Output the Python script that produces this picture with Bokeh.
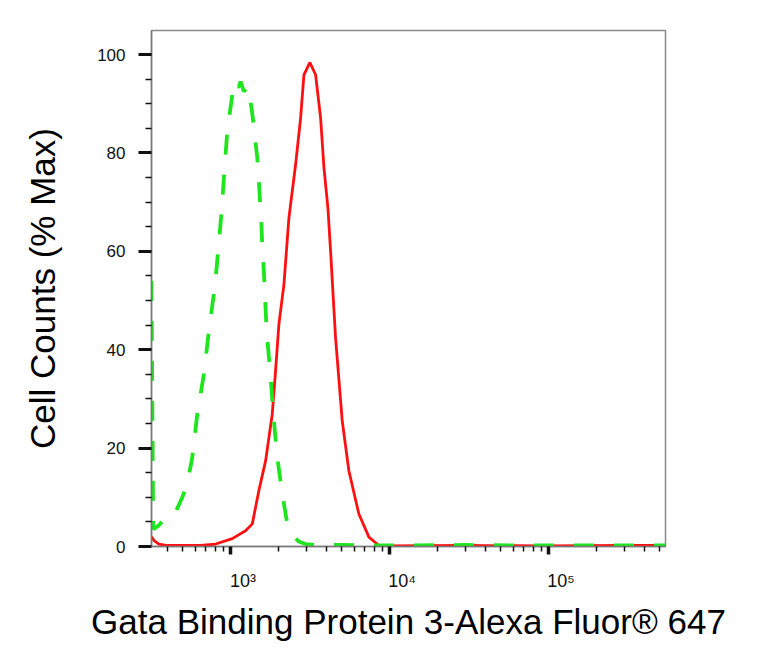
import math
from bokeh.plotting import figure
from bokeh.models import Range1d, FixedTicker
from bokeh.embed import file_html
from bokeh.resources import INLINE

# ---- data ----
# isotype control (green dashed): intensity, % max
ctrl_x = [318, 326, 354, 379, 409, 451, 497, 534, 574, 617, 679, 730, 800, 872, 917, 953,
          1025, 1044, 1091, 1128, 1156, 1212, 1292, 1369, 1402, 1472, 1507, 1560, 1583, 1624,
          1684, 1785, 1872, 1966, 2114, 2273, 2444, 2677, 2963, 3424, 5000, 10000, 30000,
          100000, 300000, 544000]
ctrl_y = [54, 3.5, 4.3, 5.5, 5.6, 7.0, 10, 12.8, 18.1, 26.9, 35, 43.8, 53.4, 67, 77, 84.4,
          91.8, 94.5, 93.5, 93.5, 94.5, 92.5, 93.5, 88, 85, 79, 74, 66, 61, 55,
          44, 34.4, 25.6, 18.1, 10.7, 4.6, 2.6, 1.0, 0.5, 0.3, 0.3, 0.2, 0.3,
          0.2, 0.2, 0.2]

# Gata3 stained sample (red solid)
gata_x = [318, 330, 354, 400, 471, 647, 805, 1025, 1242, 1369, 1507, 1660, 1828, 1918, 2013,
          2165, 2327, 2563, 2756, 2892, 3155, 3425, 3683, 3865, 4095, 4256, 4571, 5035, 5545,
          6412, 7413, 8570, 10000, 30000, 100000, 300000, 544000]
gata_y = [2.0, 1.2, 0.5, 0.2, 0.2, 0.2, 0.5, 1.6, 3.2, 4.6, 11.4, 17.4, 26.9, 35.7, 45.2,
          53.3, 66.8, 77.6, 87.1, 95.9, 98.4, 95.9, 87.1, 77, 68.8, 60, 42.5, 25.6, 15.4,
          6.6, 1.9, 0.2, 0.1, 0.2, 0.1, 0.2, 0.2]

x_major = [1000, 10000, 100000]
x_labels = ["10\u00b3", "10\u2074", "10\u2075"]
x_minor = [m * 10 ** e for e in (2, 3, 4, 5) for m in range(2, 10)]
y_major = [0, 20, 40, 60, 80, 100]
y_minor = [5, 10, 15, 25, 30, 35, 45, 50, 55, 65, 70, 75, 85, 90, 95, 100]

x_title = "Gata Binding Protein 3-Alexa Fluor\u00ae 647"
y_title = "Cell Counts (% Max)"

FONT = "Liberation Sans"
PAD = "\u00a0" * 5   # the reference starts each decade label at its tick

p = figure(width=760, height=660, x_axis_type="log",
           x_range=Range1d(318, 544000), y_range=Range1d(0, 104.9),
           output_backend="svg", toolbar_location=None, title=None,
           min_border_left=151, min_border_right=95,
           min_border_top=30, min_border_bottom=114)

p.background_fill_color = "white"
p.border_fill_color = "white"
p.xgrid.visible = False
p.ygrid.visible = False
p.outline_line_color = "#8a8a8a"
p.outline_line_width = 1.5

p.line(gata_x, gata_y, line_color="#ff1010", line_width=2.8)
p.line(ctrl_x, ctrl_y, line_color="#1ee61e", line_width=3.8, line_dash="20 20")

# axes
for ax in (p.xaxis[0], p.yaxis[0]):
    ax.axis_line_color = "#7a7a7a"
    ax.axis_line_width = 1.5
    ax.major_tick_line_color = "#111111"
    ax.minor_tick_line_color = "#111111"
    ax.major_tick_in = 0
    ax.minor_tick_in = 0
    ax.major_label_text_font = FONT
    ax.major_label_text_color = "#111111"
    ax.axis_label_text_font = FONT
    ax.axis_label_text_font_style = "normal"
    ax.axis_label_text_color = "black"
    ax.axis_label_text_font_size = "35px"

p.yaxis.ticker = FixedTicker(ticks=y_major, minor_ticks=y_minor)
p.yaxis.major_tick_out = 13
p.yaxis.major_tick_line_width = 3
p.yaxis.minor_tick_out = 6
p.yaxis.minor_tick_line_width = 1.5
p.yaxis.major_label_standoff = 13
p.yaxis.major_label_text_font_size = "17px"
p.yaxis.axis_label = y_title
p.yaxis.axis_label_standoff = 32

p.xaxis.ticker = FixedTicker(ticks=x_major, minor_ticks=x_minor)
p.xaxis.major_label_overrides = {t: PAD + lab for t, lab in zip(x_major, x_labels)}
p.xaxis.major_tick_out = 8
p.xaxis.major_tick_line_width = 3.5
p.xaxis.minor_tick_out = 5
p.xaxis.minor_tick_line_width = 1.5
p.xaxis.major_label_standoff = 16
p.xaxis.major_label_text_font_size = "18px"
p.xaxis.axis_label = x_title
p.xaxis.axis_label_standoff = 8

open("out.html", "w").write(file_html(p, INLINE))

■ ■ ■ ■

• _Your objective_: Repeat the listing above up to and including the line with "0.2, 0.2, 0.2]", starting from its first line. Drop any pictures.

• _Completed task_:
Output the Python script that produces this picture with Bokeh.
import math
from bokeh.plotting import figure
from bokeh.models import Range1d, FixedTicker
from bokeh.embed import file_html
from bokeh.resources import INLINE

# ---- data ----
# isotype control (green dashed): intensity, % max
ctrl_x = [318, 326, 354, 379, 409, 451, 497, 534, 574, 617, 679, 730, 800, 872, 917, 953,
          1025, 1044, 1091, 1128, 1156, 1212, 1292, 1369, 1402, 1472, 1507, 1560, 1583, 1624,
          1684, 1785, 1872, 1966, 2114, 2273, 2444, 2677, 2963, 3424, 5000, 10000, 30000,
          100000, 300000, 544000]
ctrl_y = [54, 3.5, 4.3, 5.5, 5.6, 7.0, 10, 12.8, 18.1, 26.9, 35, 43.8, 53.4, 67, 77, 84.4,
          91.8, 94.5, 93.5, 93.5, 94.5, 92.5, 93.5, 88, 85, 79, 74, 66, 61, 55,
          44, 34.4, 25.6, 18.1, 10.7, 4.6, 2.6, 1.0, 0.5, 0.3, 0.3, 0.2, 0.3,
          0.2, 0.2, 0.2]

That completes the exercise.